Tout le monde aide tout le monde, tout le monde prend des nouvelles de tout le monde, la solidarité s’exprime dans un étonnant brouhaha qui cherche à masquer l’anxiété qui se lit dans chaque regard : “Est-ce que ma visite aura lieu ?”
J’écoute, je jette un coup d’œil dans la salle où auront lieu les contrôles de sécurité, je vois au mur la photo de Donald Trump, et je me dis que la dernière fois c’était un autre portrait. Ça n’a aucun intérêt mais ça permet de se concentrer sur autre chose et d’oublier un peu la tension palpable.
Le sas s’ouvre enfin. Le garde annonce que nous entrerons trois par trois.
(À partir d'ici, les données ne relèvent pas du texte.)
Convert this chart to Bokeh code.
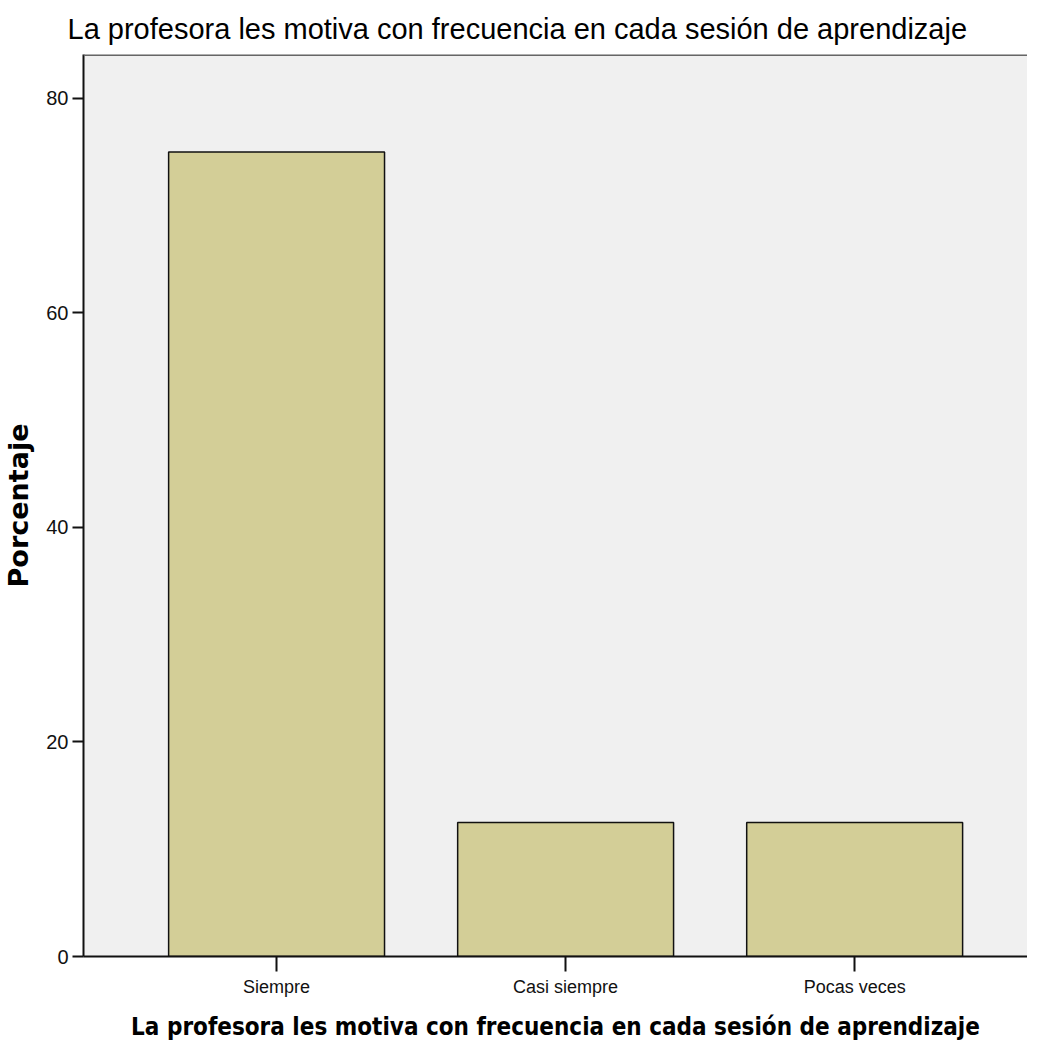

Je donne mon passeport, mon formulaire de visite, je remplis le registre, je demande un casier pour mon sac, je signe. Je retire mes chaussures, mes lunettes, je les dépose avec les clés du casier et mon sac transparent rempli de “quarters” (monnaie) sur le tapis roulant. Le portique de sécurité passé, je remets mes chaussures, mes lunettes. Cette fois, pas de fouille plus importante. J’aide un enfant à remettre ses chaussures quand le gardien se dirige vers notre petit groupe. Nous sommes quatre femmes et deux enfants, Il nous appose le tatouage lisible aux ultra-violets sur la main droite. Ce sera donc sur la main gauche demain, seule chose réellement prévisible et certaine.